## Data shown
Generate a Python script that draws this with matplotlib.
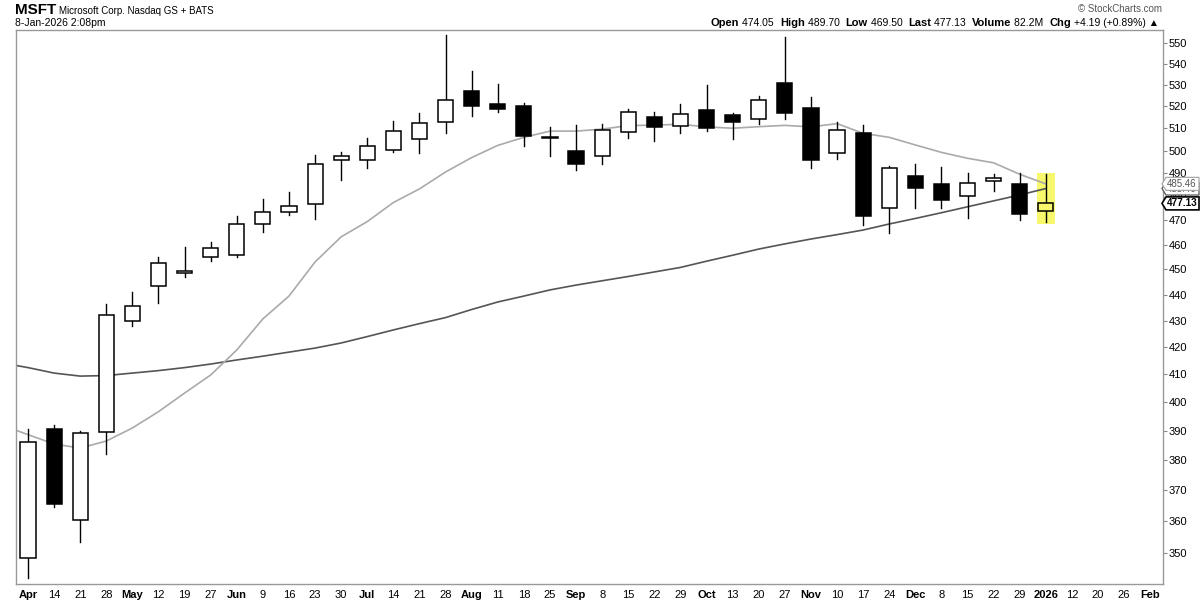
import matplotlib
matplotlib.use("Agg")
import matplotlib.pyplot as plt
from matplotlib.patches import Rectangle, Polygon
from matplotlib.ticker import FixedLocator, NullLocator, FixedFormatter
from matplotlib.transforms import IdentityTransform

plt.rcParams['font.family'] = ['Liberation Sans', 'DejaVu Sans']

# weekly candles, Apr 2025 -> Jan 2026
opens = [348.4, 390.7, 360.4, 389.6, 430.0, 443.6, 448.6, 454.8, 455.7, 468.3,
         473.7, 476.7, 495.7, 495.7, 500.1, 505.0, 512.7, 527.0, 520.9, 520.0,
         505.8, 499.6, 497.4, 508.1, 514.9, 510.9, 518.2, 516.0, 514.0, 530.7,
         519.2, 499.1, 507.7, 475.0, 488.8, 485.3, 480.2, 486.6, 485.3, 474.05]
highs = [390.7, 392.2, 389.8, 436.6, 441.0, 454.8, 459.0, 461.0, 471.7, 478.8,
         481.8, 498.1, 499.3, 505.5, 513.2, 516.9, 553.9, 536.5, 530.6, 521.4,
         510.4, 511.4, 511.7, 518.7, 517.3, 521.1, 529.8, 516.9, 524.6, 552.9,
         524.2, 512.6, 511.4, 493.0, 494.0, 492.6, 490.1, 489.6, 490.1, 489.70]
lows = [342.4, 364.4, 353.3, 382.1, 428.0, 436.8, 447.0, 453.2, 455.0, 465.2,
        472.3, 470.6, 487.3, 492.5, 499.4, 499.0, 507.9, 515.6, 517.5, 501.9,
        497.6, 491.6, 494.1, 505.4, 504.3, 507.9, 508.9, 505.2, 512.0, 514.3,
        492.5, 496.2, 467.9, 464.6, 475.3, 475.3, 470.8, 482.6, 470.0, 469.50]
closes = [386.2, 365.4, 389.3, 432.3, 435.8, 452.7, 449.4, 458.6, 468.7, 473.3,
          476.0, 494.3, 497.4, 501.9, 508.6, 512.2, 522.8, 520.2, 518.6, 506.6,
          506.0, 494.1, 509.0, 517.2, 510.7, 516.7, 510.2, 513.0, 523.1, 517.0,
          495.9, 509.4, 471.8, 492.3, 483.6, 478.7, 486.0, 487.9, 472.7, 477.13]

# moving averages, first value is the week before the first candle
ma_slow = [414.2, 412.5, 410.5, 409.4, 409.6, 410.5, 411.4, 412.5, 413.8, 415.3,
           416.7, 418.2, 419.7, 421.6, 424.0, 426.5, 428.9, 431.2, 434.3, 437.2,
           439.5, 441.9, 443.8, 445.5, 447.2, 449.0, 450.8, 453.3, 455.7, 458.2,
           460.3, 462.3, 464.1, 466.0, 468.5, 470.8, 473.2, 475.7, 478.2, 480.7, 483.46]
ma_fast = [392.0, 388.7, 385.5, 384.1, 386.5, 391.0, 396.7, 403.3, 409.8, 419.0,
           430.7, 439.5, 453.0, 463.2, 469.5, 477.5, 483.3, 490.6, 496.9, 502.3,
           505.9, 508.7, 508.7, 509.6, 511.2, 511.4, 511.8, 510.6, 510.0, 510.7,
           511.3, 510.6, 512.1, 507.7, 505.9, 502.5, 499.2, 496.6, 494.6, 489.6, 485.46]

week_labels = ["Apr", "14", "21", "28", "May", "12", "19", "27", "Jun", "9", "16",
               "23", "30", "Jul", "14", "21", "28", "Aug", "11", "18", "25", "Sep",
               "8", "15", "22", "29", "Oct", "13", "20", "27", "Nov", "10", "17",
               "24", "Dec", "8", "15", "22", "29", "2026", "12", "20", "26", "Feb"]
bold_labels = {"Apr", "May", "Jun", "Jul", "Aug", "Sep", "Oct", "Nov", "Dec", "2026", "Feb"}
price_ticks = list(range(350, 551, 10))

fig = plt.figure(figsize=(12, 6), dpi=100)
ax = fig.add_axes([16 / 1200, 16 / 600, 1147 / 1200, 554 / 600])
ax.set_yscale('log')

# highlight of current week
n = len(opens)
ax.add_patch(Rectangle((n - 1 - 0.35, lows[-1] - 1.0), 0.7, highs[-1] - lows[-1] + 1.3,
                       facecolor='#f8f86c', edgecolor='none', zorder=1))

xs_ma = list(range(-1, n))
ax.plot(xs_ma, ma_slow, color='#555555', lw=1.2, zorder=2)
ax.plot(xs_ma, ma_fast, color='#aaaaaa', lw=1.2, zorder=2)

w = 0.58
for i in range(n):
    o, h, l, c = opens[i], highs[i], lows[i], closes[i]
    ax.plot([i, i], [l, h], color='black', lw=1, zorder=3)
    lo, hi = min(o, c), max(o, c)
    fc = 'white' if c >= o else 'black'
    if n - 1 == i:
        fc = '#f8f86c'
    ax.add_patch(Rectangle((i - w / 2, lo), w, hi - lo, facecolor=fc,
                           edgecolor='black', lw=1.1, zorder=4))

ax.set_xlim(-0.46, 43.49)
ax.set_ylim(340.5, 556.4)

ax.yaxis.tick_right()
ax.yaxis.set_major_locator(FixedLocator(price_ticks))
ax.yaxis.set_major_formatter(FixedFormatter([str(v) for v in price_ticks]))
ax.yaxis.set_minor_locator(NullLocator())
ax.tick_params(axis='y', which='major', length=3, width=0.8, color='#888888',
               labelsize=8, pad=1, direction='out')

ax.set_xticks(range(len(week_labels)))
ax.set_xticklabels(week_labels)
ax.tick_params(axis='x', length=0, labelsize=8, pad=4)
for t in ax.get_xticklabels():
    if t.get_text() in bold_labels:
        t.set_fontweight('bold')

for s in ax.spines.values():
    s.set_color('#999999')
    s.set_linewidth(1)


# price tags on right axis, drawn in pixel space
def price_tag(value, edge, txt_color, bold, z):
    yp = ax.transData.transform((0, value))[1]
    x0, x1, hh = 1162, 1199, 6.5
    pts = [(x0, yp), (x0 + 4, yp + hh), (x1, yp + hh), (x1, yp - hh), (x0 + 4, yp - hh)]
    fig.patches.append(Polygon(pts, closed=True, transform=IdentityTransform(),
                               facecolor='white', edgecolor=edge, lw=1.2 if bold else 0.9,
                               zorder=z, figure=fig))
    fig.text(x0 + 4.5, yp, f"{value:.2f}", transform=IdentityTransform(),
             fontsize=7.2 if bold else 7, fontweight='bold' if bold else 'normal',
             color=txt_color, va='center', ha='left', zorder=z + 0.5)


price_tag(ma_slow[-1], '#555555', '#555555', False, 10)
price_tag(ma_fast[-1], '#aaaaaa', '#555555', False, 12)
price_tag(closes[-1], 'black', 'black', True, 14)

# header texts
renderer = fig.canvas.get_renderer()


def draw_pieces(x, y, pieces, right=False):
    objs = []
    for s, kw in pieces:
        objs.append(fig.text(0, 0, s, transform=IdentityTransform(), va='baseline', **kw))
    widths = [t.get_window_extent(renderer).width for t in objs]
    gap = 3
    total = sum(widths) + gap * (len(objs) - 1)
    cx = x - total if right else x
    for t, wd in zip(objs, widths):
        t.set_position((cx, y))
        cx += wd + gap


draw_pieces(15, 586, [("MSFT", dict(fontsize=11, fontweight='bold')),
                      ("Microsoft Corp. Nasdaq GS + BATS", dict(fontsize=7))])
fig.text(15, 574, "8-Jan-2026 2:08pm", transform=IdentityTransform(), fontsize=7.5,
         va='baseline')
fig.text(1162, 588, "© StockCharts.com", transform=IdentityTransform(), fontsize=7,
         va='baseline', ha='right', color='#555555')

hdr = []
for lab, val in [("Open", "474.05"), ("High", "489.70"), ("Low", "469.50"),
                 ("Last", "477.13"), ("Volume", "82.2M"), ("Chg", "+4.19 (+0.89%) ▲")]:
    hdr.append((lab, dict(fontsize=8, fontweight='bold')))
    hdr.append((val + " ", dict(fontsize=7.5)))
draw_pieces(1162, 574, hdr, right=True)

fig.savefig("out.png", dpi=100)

## Given problem
Repeat, with no pictures, each line from the beginning of the data through the line containing "plt.rcParams['font.family'] = ['Liberation", inclusive.

## Exercise answer
Generate a Python script that draws this with matplotlib.
import matplotlib
matplotlib.use("Agg")
import matplotlib.pyplot as plt
from matplotlib.patches import Rectangle, Polygon
from matplotlib.ticker import FixedLocator, NullLocator, FixedFormatter
from matplotlib.transforms import IdentityTransform

plt.rcParams['font.family'] = ['Liberation Sans', 'DejaVu Sans']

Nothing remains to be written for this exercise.